Ed ecco che quell’inchino diventa il “rituale decennale”, un qualcosa di normale e scontato. Fermo restando che la Madonna non s’inchina davanti al male, cosa rappresenta il gesto? Una forma di rispetto nei confronti di un boss all’ergastolo per riconoscerne la “grandezza”? Ecco, non entro nel merito sul ruolo del sacerdote, o di altri. Non sappiamo cosa vive una persona, il perché agisce in un modo. Quello che fa riflettere e il continuato atteggiamento del “popolo”. Un atteggiamento di perpetua difesa. Da qui ci rendiamo conto che il fenomeno deve essere sradicato alla radice, nella mente e nel cuore delle persone. Non è solo una questione religiosa, questa è la prima che ne risente perché coinvolge l’emotività di ciascuno.
Ma è solo una questione d’inchino?
Si potrebbero abolire le pratiche non necessarie alla fede per una giusta educazione religiosa, come molti dicono. Ma gli educatori devono essere anche le famiglie, le scuole, le istituzioni. Perché lì dove il giovane si sente abbandonato c’è sempre qualcuno che gli propone una via breve, facile e proficua.

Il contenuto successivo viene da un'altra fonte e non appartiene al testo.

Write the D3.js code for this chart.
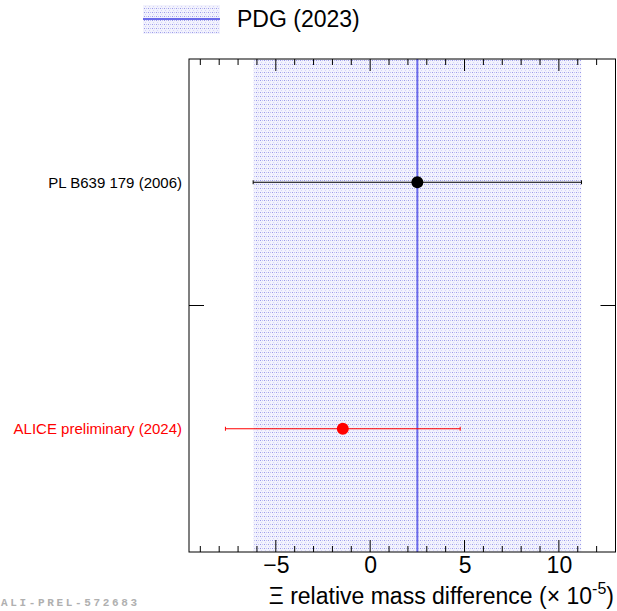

Le nuove generazioni potranno essere quella linfa nuova che si ribella, reclama la propria libertà, afferma la propria dignità. Una generazione che cammina a testa alta, senza piegarsi ed “inchinarsi” davanti nessuno. La statua non vive, non è una persona. I giovani saranno il mondo di domani, loro devono essere tutelati. Solo così si può estirpare la “mala erba”. Perché il problema abbraccia a largo raggio l’intero Stato. In un piccolo paesino è molto visibile, in una grande città si agisce nell’ombra, ma le realtà malavitose sussistono sempre.[MORE]
Chi non si piega? Chi è forte nella propria identità. Chi non si lascia deviare? Chi non è solo, ma trova anche forza in chi lo circonda. Chi è debole? Tutti. Non sappiamo se quel prete era minacciato. Non sappiamo il trascorso del paese. Ma è evidente che l’affermazione del 21 Giugno non è bastata. Non bastano solo le parole. La Chiesa, con quella frase di Papa Francesco, ha preso la sua posizione. Ora tocca a noi prendere la nostra. Perché la Parola, Dio, è sceso sulla terra, è divenuta uomo. Ora anche noi dobbiamo essere ossa, muscoli, pelle di quella Parola che inneggia alla libertà dei pensieri e alla purezza del cuore. Parola che eleva l’uomo, non lo rende schiavo dei prepotenti, ma servo degli ultimi.
Si conviene, allora, che gli inchini non giovano: che siano di dame, di navi, o di statue. L’uomo ha la testa sul collo, al vertice del corpo, per tenerla alta e protendersi sempre verso il cielo.